Menu Close

Edison Hosts “Booze and Cruise, You’ll Lose”

Edison High School played host to the “Booze and Cruise, You’ll Lose” program to help students make good choices during prom and graduation season and beyond.

   About 160 sophomores to seniors gathered in the school auditorium on March 20 to take part in interactive games and a question-and-answer session as well as to earn prizes. They also heard from attorney Christian Turak with the Moundsville-based law firm Gold, Khourey and Turak, which presents the program, as well as Ohio State Highway Patrol Trooper Greg Scalley, WTOV-TV meteorologist Jeff Oechslein and Wheeling Nailers announcer D.J. Absilaih about the consequences of driving under the influence.

   “We’re not here to lecture you,” said Turak. “You are facing adult situations. We’ll have a conversation so when you are confronted with a situation, you will make the best decision. You are out together, so look out for each other.”

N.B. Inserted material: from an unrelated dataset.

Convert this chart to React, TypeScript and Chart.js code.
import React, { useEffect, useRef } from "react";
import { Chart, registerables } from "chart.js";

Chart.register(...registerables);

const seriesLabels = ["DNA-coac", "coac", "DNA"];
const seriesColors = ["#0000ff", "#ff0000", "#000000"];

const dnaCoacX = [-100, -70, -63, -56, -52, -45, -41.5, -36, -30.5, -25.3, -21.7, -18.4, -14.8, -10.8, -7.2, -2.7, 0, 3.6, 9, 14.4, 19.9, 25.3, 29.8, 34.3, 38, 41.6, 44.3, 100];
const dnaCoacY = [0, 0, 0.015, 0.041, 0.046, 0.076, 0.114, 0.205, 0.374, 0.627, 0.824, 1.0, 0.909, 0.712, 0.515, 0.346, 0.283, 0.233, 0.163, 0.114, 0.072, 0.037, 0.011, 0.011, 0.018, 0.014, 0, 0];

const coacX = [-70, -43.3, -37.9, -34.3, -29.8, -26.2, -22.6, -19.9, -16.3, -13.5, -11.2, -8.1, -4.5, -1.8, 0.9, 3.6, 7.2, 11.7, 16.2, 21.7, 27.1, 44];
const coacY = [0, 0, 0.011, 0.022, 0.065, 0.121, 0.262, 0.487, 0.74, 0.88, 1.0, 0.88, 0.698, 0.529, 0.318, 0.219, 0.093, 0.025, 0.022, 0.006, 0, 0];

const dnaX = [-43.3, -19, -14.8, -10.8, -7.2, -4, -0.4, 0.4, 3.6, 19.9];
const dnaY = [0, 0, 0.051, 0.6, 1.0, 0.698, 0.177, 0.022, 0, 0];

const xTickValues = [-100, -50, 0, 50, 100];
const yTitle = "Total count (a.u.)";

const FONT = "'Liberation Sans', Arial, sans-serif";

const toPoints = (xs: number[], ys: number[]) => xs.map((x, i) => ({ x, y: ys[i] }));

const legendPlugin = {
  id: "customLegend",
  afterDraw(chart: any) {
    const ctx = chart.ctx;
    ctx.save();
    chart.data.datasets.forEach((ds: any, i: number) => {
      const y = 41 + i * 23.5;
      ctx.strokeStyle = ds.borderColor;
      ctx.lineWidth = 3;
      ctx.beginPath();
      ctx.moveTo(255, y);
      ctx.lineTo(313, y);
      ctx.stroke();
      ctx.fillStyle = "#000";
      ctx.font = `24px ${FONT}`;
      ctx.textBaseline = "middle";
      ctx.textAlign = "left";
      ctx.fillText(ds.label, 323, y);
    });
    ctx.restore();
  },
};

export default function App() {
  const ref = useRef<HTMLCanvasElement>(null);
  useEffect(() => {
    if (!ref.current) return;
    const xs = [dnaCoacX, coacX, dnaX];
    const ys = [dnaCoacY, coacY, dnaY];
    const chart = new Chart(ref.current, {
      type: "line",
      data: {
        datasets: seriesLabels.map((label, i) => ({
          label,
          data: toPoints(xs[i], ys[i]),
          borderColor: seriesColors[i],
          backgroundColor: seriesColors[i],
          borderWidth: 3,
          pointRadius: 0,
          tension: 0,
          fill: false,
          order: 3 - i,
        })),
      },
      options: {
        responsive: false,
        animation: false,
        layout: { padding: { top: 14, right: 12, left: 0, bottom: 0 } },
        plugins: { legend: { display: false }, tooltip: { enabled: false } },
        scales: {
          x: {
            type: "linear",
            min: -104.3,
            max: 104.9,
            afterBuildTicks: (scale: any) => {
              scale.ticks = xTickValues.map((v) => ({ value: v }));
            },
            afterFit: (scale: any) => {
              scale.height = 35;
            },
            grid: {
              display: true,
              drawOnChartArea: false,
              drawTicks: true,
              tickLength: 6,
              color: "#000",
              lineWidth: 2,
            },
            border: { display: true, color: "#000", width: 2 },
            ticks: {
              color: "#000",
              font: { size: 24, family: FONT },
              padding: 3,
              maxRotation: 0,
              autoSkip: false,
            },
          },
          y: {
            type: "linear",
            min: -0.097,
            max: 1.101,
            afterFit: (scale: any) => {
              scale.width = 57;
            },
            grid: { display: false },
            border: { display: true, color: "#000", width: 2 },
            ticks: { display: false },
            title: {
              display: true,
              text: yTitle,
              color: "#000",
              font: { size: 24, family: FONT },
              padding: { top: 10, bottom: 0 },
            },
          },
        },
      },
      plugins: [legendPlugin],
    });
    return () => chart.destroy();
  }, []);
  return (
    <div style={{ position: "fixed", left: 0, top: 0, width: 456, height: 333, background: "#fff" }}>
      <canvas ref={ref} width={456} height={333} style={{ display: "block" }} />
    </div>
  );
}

   The teen audience competed in a Kahoot interactive computer game, answering questions about laws and scenarios to earn T-shirts and hockey game tickets. The true-or-false questions described events such as whether it is possible to be arrested for DUI without having consumed alcohol. Many students said the answer was “yes” if the driver used drugs. Another was whether a person could refuse to take a BAC (blood alcohol content) test if pulled over for suspected DUI. The answer was true, but there could still be repercussions. Trooper Scalley explained that those found to be under the influence could receive a one-year license suspension for a first offense and even longer—including losing the license altogether– if it is a second offense or more. 

   Other quiz results indicated that it was possible to be charged for operating under a DUI if the driver was not in a motor vehicle, but rather a boat, motorcycle, bicycle or ATV. Meanwhile, a minor arrested for DUI will have the charge through adulthood.  Officials said the consequence of having a DUI is a suspended license, jail time, difficulty getting a job and general embarrassment because it remains on the person’s record.

   Trooper Scalley further commented that it was not possible to beat a breathalyzer test following another quiz query.

   “I’ve had people try sucking on pennies and barely blowing into the machine. It will go down as a refusal and they can get their license suspended for a year,” he added.

    Students had previously completed surveys and one was selected to receive an autographed hockey stick from the team. Sophomore Kale Beebe was then chosen to don simulation goggles to mimic impairment and completed sobriety tests on stage, including a nystagmus test, walking a straight line and lifting one leg. Trooper Scalley said an inability to complete the tasks could indicate intoxication. 

   During the Q&A, Trooper Scalley described the best way to respond when pulled over by a law enforcement officer.

   “Keep your hands at 10 and 2 on the wheel, tell them whether you have a concealed weapon and be courteous,” he said.

   Oechslein also shared a story of a neighbor who had high hopes as an athlete, but whose dreams were cut short after being injured by a drunk driver. 

   “Just be careful and use common sense,” he said.

   Turak said driving under the influence of alcohol or drugs affects everyone, while Absilaih reminded everyone to stay safe.

  “Continue to have your life goals in mind,” Absilaih commented. “Have fun and love life, but do it safely.”

   “Booze and Cruise, You’ll Lose” has been held since 1992 and GKT has presented programs throughout local schools in Ohio and West Virginia with WTOV, OSHP and the Wheeling Nailers as sponsors. Officials said it was spurred by an interest in reducing DUI-related incidents among teens.